2) get_parent/set_parent on a clk with num_parents == 1

This seems to be how ao_cts_cec is implemented. This hides the fact that
get_parent may return some number above the number of parents and then
has that quietly make the parent of the clk NULL during registration so
that it's orphaned. Then we rely on set_rate() or set_parent() being
called to fix the parent chain at a later time.

That is complicated and non-obvious.
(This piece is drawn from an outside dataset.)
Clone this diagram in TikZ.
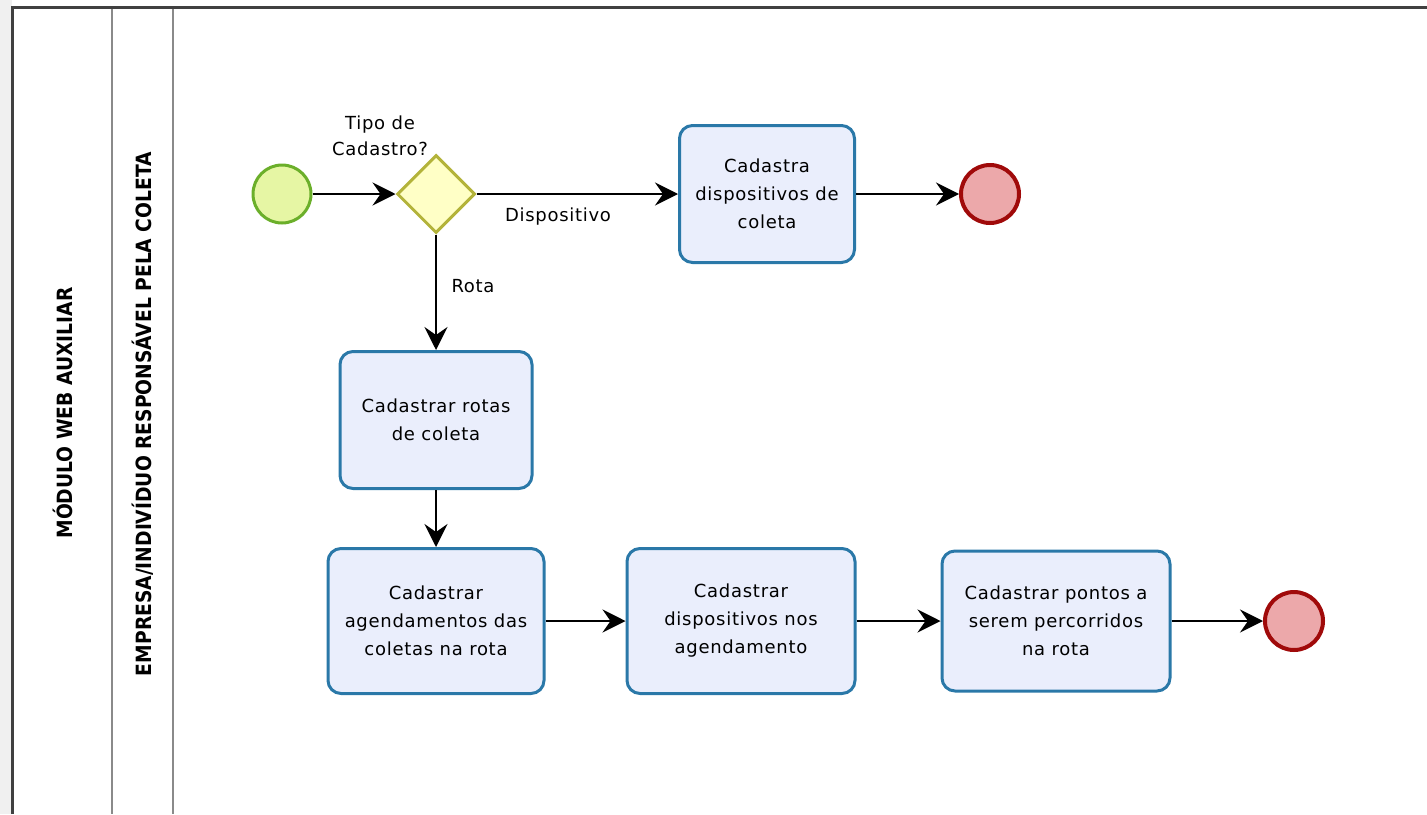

I'd rather that we specify NULL as
a parent in the parent_names array if we're going to return that index
to the framework and then have the framework go to case #1. This makes
it easier for the framework to assume that [0, num_parents) is the valid
range of indices returned from the get_parent() op and a number outside
that range is an error, clearing the way for errors to be returned from
get_parent() if it somehow fails.

3) A string as the parent name for some parent index that the hardware
indicates is the current parent of the clk when the clk is registered,
but that parent clk may never be registered with the framework.

I imagine this can happen with an external gpio clk that feeds some SoC
internal clk. That gpio could be supplied by some clk signal that the
board designer decides to send there, and it could also just "magically
appear" by applying some DT overlay. Due to our use of global strings
for parent linking, we don't have a good way to figure out that nothing
is connected to some clock input signal, making this quite a nightmare
to figure out a runtime!

One solution is to replace the parent name with NULL and ignore the
runtime update case. This will work and bring us back to case #1. The
problem is that if it is connected to something like a GPIO and it
defaults to that pin instead of some internal clk we're stuck with an
"orphan" clk that we can't clk_get(). I suppose the driver could read DT
and see if this pin is not connected and then mark this input parent
name as NULL. We can punt on solving the DT overlay problem until later,
because we would need some way to dynamically resolve a new parent of a
clk and update the tree when the DT node is modified to use a new GPIO.